The difficult thing about beliefs is that the longer they reside with us, the harder they are to break away from. Year after year, he lived with that story in his soul, because it was all he could see. He had learned enough of pain and failure to feel that he deserved it, because after all, what was the universe there for but to punish the deficient?
One of my favorite authors once wrote something sort of like this: ‘You don’t need whips on their bodies when they have chains in their heads’.
The dangerous things about beliefs is that we tend to interpret everything through the lens of that which we believe. Instead of experiencing life with wonder, he came to see it with trepidation and fear. People often ask ‘if you knew you couldn’t fail, what would you try’, but they never stop to consider those who are trying, even though they secretly believe they can never succeed.

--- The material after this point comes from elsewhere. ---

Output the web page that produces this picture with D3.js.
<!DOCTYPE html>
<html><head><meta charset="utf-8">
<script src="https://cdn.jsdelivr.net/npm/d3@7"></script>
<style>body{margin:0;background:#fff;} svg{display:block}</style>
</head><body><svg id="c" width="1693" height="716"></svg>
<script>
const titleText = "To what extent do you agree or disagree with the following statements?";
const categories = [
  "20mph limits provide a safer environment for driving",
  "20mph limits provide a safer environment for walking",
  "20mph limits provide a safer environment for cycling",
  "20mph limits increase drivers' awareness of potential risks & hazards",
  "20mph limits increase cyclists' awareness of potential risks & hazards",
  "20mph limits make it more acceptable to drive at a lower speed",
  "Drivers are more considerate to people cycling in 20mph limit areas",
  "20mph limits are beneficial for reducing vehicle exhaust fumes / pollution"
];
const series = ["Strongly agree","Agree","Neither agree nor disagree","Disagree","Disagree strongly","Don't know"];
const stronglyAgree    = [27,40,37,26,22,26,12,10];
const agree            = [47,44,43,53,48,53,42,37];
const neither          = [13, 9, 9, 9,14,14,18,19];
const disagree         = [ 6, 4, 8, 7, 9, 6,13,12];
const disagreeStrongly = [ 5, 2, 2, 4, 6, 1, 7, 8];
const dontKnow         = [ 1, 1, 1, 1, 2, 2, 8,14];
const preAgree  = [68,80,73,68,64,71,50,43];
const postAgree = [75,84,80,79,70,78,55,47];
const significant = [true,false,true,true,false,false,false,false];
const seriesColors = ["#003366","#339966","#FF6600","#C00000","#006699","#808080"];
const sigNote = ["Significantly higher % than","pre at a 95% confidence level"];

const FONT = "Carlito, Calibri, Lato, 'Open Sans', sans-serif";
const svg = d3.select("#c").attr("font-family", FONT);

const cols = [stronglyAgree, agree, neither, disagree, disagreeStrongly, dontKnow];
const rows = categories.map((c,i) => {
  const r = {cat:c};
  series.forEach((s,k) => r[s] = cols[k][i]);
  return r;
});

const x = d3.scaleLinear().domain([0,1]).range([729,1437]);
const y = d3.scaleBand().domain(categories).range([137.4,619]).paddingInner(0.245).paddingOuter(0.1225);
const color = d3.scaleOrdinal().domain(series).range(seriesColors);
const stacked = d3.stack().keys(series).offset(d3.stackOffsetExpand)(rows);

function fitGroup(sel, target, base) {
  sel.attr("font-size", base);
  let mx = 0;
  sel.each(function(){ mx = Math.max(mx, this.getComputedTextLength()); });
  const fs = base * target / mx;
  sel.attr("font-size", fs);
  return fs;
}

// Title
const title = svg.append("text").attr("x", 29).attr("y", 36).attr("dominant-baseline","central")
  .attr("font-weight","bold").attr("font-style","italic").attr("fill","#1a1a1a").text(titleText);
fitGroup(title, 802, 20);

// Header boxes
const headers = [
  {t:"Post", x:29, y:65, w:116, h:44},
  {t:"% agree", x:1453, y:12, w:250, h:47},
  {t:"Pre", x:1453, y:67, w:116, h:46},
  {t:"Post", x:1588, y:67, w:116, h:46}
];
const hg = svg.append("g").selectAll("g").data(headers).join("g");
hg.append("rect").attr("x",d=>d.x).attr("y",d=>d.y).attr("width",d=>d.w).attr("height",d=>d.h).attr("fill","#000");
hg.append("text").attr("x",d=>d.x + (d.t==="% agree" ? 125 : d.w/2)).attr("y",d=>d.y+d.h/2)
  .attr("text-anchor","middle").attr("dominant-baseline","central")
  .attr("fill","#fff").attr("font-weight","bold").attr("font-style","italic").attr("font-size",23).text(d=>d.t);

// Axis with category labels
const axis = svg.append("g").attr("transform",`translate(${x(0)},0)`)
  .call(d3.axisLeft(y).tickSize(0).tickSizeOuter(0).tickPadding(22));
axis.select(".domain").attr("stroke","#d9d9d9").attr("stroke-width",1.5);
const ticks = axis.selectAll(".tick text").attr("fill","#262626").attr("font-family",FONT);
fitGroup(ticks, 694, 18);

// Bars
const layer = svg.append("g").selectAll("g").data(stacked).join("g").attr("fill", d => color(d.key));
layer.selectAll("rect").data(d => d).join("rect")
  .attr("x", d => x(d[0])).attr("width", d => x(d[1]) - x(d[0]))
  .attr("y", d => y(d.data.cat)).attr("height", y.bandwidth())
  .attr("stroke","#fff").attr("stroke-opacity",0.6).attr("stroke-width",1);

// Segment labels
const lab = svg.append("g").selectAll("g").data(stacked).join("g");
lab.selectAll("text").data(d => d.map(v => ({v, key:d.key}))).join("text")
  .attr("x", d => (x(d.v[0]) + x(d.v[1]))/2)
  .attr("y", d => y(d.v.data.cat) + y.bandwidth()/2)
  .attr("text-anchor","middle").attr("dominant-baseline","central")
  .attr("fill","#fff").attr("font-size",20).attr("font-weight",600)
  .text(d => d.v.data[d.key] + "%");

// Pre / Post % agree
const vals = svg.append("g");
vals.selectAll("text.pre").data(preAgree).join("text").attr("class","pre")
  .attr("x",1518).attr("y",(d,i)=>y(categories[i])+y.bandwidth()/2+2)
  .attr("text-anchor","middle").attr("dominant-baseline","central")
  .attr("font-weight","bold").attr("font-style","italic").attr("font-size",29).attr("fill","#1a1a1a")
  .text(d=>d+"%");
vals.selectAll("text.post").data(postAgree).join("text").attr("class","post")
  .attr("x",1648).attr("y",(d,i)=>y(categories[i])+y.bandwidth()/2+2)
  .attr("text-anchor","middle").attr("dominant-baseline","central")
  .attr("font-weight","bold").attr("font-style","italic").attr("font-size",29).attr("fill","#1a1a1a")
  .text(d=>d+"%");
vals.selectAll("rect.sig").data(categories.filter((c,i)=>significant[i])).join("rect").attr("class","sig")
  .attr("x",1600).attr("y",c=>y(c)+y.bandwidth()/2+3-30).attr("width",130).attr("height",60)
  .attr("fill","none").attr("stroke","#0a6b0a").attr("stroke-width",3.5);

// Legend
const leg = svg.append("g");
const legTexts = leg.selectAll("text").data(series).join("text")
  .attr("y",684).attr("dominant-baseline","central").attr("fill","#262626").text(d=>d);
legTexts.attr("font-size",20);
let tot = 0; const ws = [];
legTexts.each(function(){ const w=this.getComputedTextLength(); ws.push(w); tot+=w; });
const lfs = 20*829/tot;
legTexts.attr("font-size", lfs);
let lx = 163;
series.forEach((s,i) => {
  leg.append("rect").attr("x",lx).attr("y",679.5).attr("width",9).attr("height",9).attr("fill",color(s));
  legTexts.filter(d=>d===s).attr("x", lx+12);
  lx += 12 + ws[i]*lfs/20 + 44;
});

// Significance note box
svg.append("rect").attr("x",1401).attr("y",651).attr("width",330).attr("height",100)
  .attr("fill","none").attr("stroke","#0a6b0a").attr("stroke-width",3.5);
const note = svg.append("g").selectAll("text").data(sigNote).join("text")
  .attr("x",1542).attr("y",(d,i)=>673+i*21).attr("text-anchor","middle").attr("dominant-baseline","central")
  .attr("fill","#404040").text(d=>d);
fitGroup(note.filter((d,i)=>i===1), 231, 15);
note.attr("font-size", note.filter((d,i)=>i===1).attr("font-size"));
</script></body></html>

In a world where success is the ultimate endowment of ‘goodness’, the courage to try is very rarely mentioned, and even more rarely applauded.
As he grew into a man, the belief grew with him. He found himself trapped in a hell that he felt was of his own making; a very personal purgatory that seemed as deserved as it was deliberate. Even though he knew he was capable of doing, he lived with the ingrained reality that he was never going to be good enough, and would never be allowed to succeed.
But since he shared this with nobody, because he didn’t want to reveal his deficiencies, he had no-one who could make him believe otherwise.
Over time, he began to understand that the way he saw things, the way he believed things to be, was probably not exactly how they really were. And since it seemed that his life was not a permanent vendetta from the universe, he transitioned his beliefs into something more personal, and yet more damaging.
Because if the universe wasn’t doing this to him, then he alone was responsible for doing this to himself.
The transition of belief is a fascinating thing to watch. It’s remarkable how people can switch one concept of belief to another, and yet at the core, the message, or the meaning, remains the same. As the boy now man moved from one step to another, he danced with reality in such a way that he never had to question the underlying outcome of the way he framed his experiences.
And yet the way we truly escape the corrosive beliefs that hold us back is not only through questions, which are always important, but through experience. To question reality is to seek answers, and answers are merely the interpretation of an experience. Sometimes those experiences will push us forward, while some will try to drag us back into the past.
For the man who was a boy, the past was painful, the present uncertain, and the future clouded by the presence of hope and fears.
He who has yet to feel the warmth of the rising sun can trust only in the small light that he sees early in the morning.
And continue walking in the hope of a better day to come.